Article 1 addresses the most important concern which may arise in business and human rights cases i.e., enforcement of Award. Traditionally, the adjudication of human rights violation has been perceived to be an interest of a national court of the state as it is not of commercial nature. Therefore, adjudication of human rights violation by a private tribunal may not be acceptable to the national laws of a state which may lead to non-enforceability of the award on such grounds. Thus, Article 1 states, The parties agree that any dispute that is submitted to arbitration under these Rules shall be deemed to have arisen out of a commercial relationship or transaction for the purposes of Article I of the New York Convention on the Recognition and Enforcement of Foreign Arbitral Awards (the “New York Convention”).” This provision develops a connection between human rights abuses and commercial disputes and further prevents any party from making an objection to the enforcement of the award rendered under the Hague Rules on the basis of a ‘commercial’ reservation made by relevant Contracting State to the New York Convention.[iv]The ‘commercial reservation’ according to the New York Convention means that the State applies New York Convention only to the issues which arise out of “legal relationships which are considered as commercial under the national law of the State making such declaration.”[v]Thus, it is an important waiver as it makes the enforcement of awards including human rights abuse easier.

Article 11 deals will the appointment of arbitrators. It states that persons appointed to serve as arbitrators under these rules shall be persons of high moral character and provides for them to be an expert in business and human rights law and practice. It further encourages the constitution of a diverse tribunal. The Rules further provide for a number of provisions that aim to address several issues which either of the parties may face in business and human rights cases. Article 5(2) provides that a party may face barriers in accessing remedies including lack of awareness of the mechanism, lack of adequate representation, language, literacy, costs, physical location or fears of reprisal, therefore, the tribunal shall ensure that such party is given an effective opportunity to present its case in fair and efficient proceedings.[vi] Generally, the party claiming the human rights abuses is the weaker one and may not be familiar with the procedural aspects of the dispute resolution mechanism. Therefore, this provision bounds the tribunal to deal with such inequalities and endeavour an overall fairness in the arbitral proceedings.

Article 18(5) empowers the tribunal to keep the identity of a person confidential depending on sensitivity of the case.[vii] Confidentiality is an important provision in human rights abuses and most national laws include this principle in such cases. Therefore, this point can lead to the acceptance of these rules by most of the states.

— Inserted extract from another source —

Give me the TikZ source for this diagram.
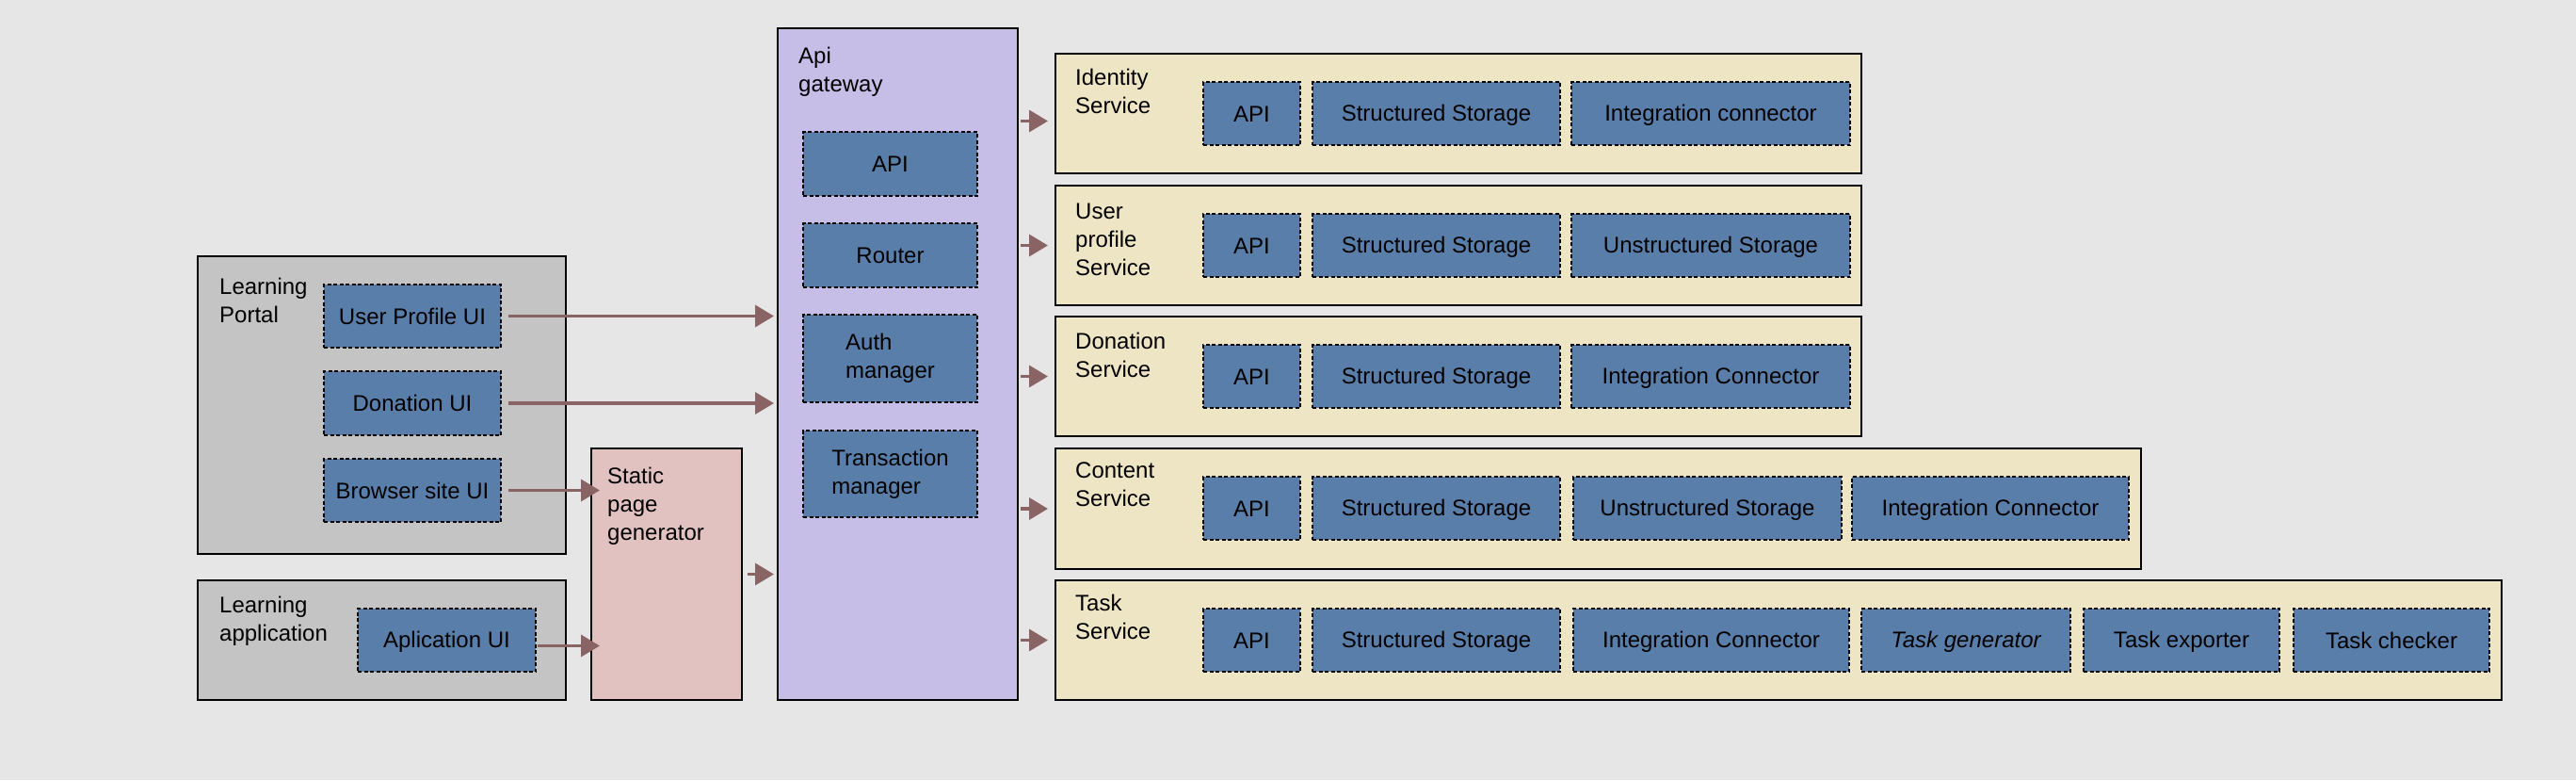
\documentclass[tikz,border=0pt]{standalone}
\usepackage{fontspec}
\setmainfont{Liberation Sans}
\usetikzlibrary{arrows.meta, calc}

\definecolor{bgcol}{HTML}{E6E6E6}
\definecolor{greybox}{HTML}{C4C4C4}
\definecolor{partblue}{HTML}{5A7EAA}
\definecolor{pinkbox}{HTML}{E2C1C1}
\definecolor{lilacbox}{HTML}{C7BEE7}
\definecolor{sandbox}{HTML}{EDE5C4}
\definecolor{flowcol}{HTML}{8A6464}

\newcommand{\partstrut}{\rule[-4pt]{0pt}{25pt}}

\begin{document}
\begin{tikzpicture}[x=1pt, y=-1pt,
  container/.style={draw=black, line width=2.5pt, anchor=north west, inner sep=0pt, outer sep=0pt},
  part/.style={draw=black, fill=partblue, line width=1.4pt, dash pattern=on 4pt off 2.5pt,
    anchor=north west, inner sep=0pt, outer sep=0pt, minimum height=67pt,
    font=\fontsize{24}{30}\selectfont, align=left,
    execute at begin node=\partstrut, execute at end node=\partstrut},
  caption/.style={anchor=north west, inner sep=0pt, align=left, font=\fontsize{24}{30}\selectfont},
  flow/.style={draw=flowcol, line width=3.5pt, -{Triangle[length=20pt,width=23pt]}},
]
\useasboundingbox (0,0) rectangle (2736,828);
\fill[bgcol] (0,0) rectangle (2736,828);

% clients
\node[container, fill=greybox, minimum width=391pt, minimum height=316pt] (portal) at (210,272) {};
\node[caption] at ([shift={(23,23)}]portal.north west) {Learning\\Portal};
\node[part, minimum width=188pt] (upui) at (344,302) {User Profile UI};
\node[part, minimum width=188pt, minimum height=68pt] (donui) at (344,394) {Donation UI};
\node[part, minimum width=188pt] (bsui) at (344,487) {Browser site UI};

\node[container, fill=greybox, minimum width=391pt, minimum height=127pt] (app) at (210,616) {};
\node[caption] at ([shift={(23,17)}]app.north west) {Learning\\application};
\node[part, minimum width=189pt] (apui) at (380,646) {Aplication UI};

\node[container, fill=pinkbox, minimum width=160pt, minimum height=267pt] (static) at (628,476) {};
\node[caption] at ([shift={(17,20)}]static.north west) {Static\\page\\generator};

% gateway
\node[container, fill=lilacbox, minimum width=255pt, minimum height=713pt] (gw) at (826,30) {};
\node[caption] at ([shift={(22,20)}]gw.north west) {Api\\gateway};
\node[part, minimum width=185pt, minimum height=68pt] (gapi) at (853,140) {API};
\node[part, minimum width=185pt, minimum height=68pt] (grouter) at (853,237) {Router};
\node[part, minimum width=185pt, minimum height=93pt] (gauth) at (853,334) {Auth\\manager};
\node[part, minimum width=185pt, minimum height=92pt] (gtrans) at (853,457) {Transaction\\manager};

% services
\node[container, fill=sandbox, minimum width=856pt, minimum height=127pt] (id) at (1121,57) {};
\node[caption] at ([shift={(21,16)}]id.north west) {Identity\\Service};
\node[part, minimum width=103pt] (idapi) at (1278,87) {API};
\node[part, minimum width=263pt] (idstore) at (1394,87) {Structured Storage};
\node[part, minimum width=296pt] (idconn) at (1669,87) {Integration connector};

\node[container, fill=sandbox, minimum width=856pt, minimum height=127pt] (usr) at (1121,197) {};
\node[caption] at ([shift={(21,19)}]usr.north west) {User\\profile\\Service};
\node[part, minimum width=103pt] (usrapi) at (1278,227) {API};
\node[part, minimum width=263pt] (usrstore) at (1394,227) {Structured Storage};
\node[part, minimum width=296pt] (usrblob) at (1669,227) {Unstructured Storage};

\node[container, fill=sandbox, minimum width=856pt, minimum height=127pt] (don) at (1121,336) {};
\node[caption] at ([shift={(21,17)}]don.north west) {Donation\\Service};
\node[part, minimum width=103pt] (donapi) at (1278,366) {API};
\node[part, minimum width=263pt] (donstore) at (1394,366) {Structured Storage};
\node[part, minimum width=296pt] (donconn) at (1669,366) {Integration Connector};

\node[container, fill=sandbox, minimum width=1153pt, minimum height=128pt] (cnt) at (1121,476) {};
\node[caption] at ([shift={(21,15)}]cnt.north west) {Content\\Service};
\node[part, minimum width=103pt] (cntapi) at (1278,506) {API};
\node[part, minimum width=263pt] (cntstore) at (1394,506) {Structured Storage};
\node[part, minimum width=285pt] (cntblob) at (1671,506) {Unstructured Storage};
\node[part, minimum width=294pt] (cntconn) at (1967,506) {Integration Connector};

\node[container, fill=sandbox, minimum width=1536pt, minimum height=127pt] (task) at (1121,616) {};
\node[caption] at ([shift={(21,15)}]task.north west) {Task\\Service};
\node[part, minimum width=103pt] (taskapi) at (1278,646) {API};
\node[part, minimum width=263pt] (taskstore) at (1394,646) {Structured Storage};
\node[part, minimum width=293pt] (taskconn) at (1671,646) {Integration Connector};
\node[part, minimum width=222pt] (taskgen) at (1977,646) {\itshape Task generator};
\node[part, minimum width=208pt] (taskexp) at (2213,646) {Task exporter};
\node[part, minimum width=208pt] (taskchk) at (2436,646) {Task checker};

% connectors
\draw[flow, shorten <=8pt, shorten >=4pt] (upui) -- (upui -| gw.west);
\draw[flow, shorten <=8pt, shorten >=4pt] (donui) -- (donui -| gw.west);
\draw[flow, shorten <=8pt, shorten >=-9pt] (bsui) -- (bsui -| static.west);
\draw[flow, shorten <=2pt, shorten >=-9pt] ([yshift=-6pt]apui.east) -- ([yshift=-6pt]apui.east -| static.west);
\draw[flow, shorten <=6pt, shorten >=4pt] (static) -- (static -| gw.west);
\draw[flow, shorten <=3pt, shorten >=8pt] ([yshift=-8pt]gw.east |- id.west) -- ([yshift=-8pt]id.west);
\draw[flow, shorten <=3pt, shorten >=8pt] (gw.east |- usr.west) -- (usr.west);
\draw[flow, shorten <=3pt, shorten >=8pt] (gw.east |- don.west) -- (don.west);
\draw[flow, shorten <=3pt, shorten >=8pt] (gw.east |- cnt.west) -- (cnt.west);
\draw[flow, shorten <=3pt, shorten >=8pt] (gw.east |- task.west) -- (task.west);
\end{tikzpicture}
\end{document}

Article 19 deals with ‘multiparty claims’ and espouses the general principle of efficiency that the claims with significant common issues shall be heard together. A business and human rights disputes may include a host of people, therefore, this rule provides for multi-party procedures for the joinder of third parties.

The Hague Rules also talk about the conduct of the proceedings in compliance with the Business and Human Rights Standards. The general conduct of proceedings (Article 18), taking and production of evidence (Article 32) and organisation of hearing (Article 33) necessitate that the arbitration shall take place with “cultural appropriateness” and “rights-compatibility”.[viii]

Conclusion and Comments

The introduction of Hague Rules is surely a step in the right direction for promoting business and human rights arbitration. Each rule is accompanied by a commentary which manifests more clarity in dealing with business and human rights disputes. The rules are flexible in nature, as they provide for both, opting-out of certain provisions and sample model clause. That being said, it is hard to predict at this stage how well the rules will be received by practitioners and arbitral institutions when they are adopted. Moreover, these rules only deal with the procedural aspects of the business and human rights arbitration and not with the substantive part. Therefore, the success of these rules also depends on the viability with which the tribunals will deal with human rights abuses.

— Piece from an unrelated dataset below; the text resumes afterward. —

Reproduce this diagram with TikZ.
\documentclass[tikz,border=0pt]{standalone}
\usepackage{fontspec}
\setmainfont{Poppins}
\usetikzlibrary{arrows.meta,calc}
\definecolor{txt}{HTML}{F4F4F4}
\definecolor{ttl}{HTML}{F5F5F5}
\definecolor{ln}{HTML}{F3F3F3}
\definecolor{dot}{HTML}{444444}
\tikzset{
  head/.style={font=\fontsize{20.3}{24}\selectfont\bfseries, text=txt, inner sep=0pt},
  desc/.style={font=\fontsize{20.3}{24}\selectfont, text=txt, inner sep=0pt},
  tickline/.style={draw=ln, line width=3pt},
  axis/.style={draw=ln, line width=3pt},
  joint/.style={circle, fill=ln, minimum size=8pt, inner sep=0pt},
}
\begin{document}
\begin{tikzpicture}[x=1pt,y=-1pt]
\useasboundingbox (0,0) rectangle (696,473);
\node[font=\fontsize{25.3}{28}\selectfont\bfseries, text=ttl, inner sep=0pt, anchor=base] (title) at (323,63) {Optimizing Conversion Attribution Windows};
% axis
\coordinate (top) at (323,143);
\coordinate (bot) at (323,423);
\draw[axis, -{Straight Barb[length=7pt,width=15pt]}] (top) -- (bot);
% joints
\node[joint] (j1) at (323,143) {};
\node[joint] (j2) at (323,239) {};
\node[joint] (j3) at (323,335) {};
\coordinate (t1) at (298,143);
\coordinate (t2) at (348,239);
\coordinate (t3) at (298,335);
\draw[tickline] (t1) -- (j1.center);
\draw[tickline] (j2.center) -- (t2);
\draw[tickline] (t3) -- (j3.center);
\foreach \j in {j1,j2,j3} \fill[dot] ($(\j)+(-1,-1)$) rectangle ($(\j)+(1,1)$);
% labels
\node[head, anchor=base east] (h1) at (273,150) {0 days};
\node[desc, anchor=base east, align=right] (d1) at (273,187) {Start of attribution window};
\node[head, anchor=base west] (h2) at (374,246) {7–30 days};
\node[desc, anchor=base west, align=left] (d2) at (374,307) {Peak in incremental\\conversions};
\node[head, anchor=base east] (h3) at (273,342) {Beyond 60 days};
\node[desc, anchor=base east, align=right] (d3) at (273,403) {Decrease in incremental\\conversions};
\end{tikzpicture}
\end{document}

There is scepticism regarding the efficacy of Hague Rules in providing remedies to the victims of human rights abuse is when seen in conjunction with statutes of key jurisdictions. For Instance, the U.S Supreme Court did not establish the jurisdiction in Jesner v. Arab Bank[ix]stating that a non-US Company cannot be sued in the US Courts for violations relating to international law. Further, there may be jurisdictions where certain judicial remedies are unavailable. Thus, an alternative shall need to be introduced for such cases.

The Hague Rules have changed the focal point of international arbitration from state-centric or investor-oriented to more human rights oriented. Further, this approach will require investors to work in compliance with human rights statute of the hosting state. On one hand, it must be acknowledged that the Hague Rules provide an ideal framework to deal with human rights violations but on the other hand it must also be noticed that these rules would require a regular fine tuning by experts.


[i] The Hague Rules on Business and Human Rights Arbitration, 2019, Centre for International Legal Cooperation, Dec. 2019, available at: (hereinafter Hague Rules). [ii] Urbaser S.A. et. al. v. The Argentine Republic, ICSID Case No. ARB/07/26, Dec. 8, 2016. [iii] David Aven et al. v. Republic of Costa Rica, ICSID Case No. UNCT/15/3, Sep. 18, 2018. [iv] Hague Rules, supranote 1, Art. – 1 (Commentary). [v] United Nations Convention on Recognition and Enforcement of Foreign Arbitral Awards, 1958, June 10, 1958, 330 U.N.T.S. 3, art. 1(3). [vi] Hague Rules, supranote 1. [vii] Id. [viii] Id. [ix] Jesner Et Al. v. Arab Bank, PLC, , No. 16-499, 584 U.S. ___ (2018).